Recursive rule chaining
If the conclusion of a rule occurs in its own condition, it can form a chain with itself, leading to recursive behaviour. We have encountered the following rule several times since it was first introduced in Lesson 3.3, but now we will spend some time examining it.
rule transitive-location:
when {
(location: $parent-place, located: $child-place) isa locating;
(location: $child-place, located: $x) isa locating;
} then {
(location: $parent-place, located: $x) isa locating;
};
This rule is a recursive rule. If we compare the conclusion, it actually matches both statements in the condition. This means that when we infer $x
to be located in $parent
place, the facts that $x
is located in $child-place
and that $child-place
is located in $parent
place could both themselves be inferred.
Our data contains the following information encoded in locating
relations:
-
The user with ID "u0003" is located in Newark.
-
Newark is located in New Jersey.
-
New Jersey is located in the United States.
When we run the following query, we get the following result.
match
$user isa user, has id "u0003";
(located: $user, location: $place) isa locating;
fetch
$place: name;
{
"place": {
"name": [ { "value": "Newark", "value_type": "string", "type": { "label": "name", "root": "attribute" } } ],
"type": { "label": "city", "root": "entity" }
}
}
{
"place": {
"name": [ { "value": "New Jersey", "value_type": "string", "type": { "label": "name", "root": "attribute" } } ],
"type": { "label": "state", "root": "entity" }
}
}
{
"place": {
"name": [ { "value": "United States", "value_type": "string", "type": { "label": "name", "root": "attribute" } } ],
"type": { "label": "country", "root": "entity" }
}
}
To retrieve the first result (Newark), we do not need to use the rule at all, because the fact the user is located there is written to disk. To retrieve the second result (New Jersey), we need to apply the rule once. To retrieve the third result (United States) we need to apply the rule twice. Similarly, if we had another level in our location hierarchy (perhaps North America), we would need to apply the rule three times to retrieve the result.

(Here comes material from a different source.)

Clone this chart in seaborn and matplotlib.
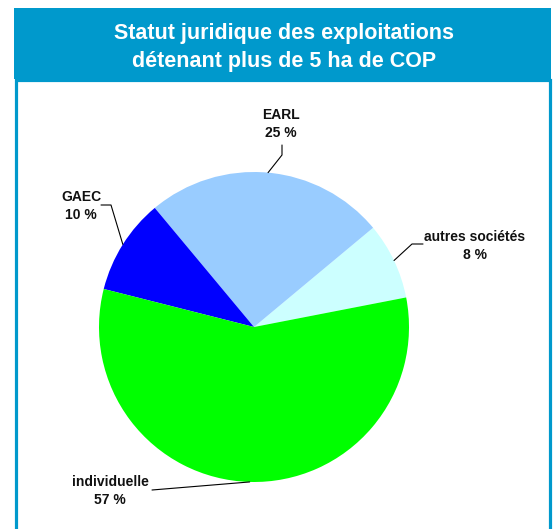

While the rule transitive-location
is the easiest to understand of the rules in the bookstore schema, it is also the one with the most complex behaviour. Generating transitive relations is not the only use case for rule recursion, but it is by far the most common. Depending on the depth of recursion and the size of the dataset, recursive rules can be computationally intensive to resolve, so they should be used with caution.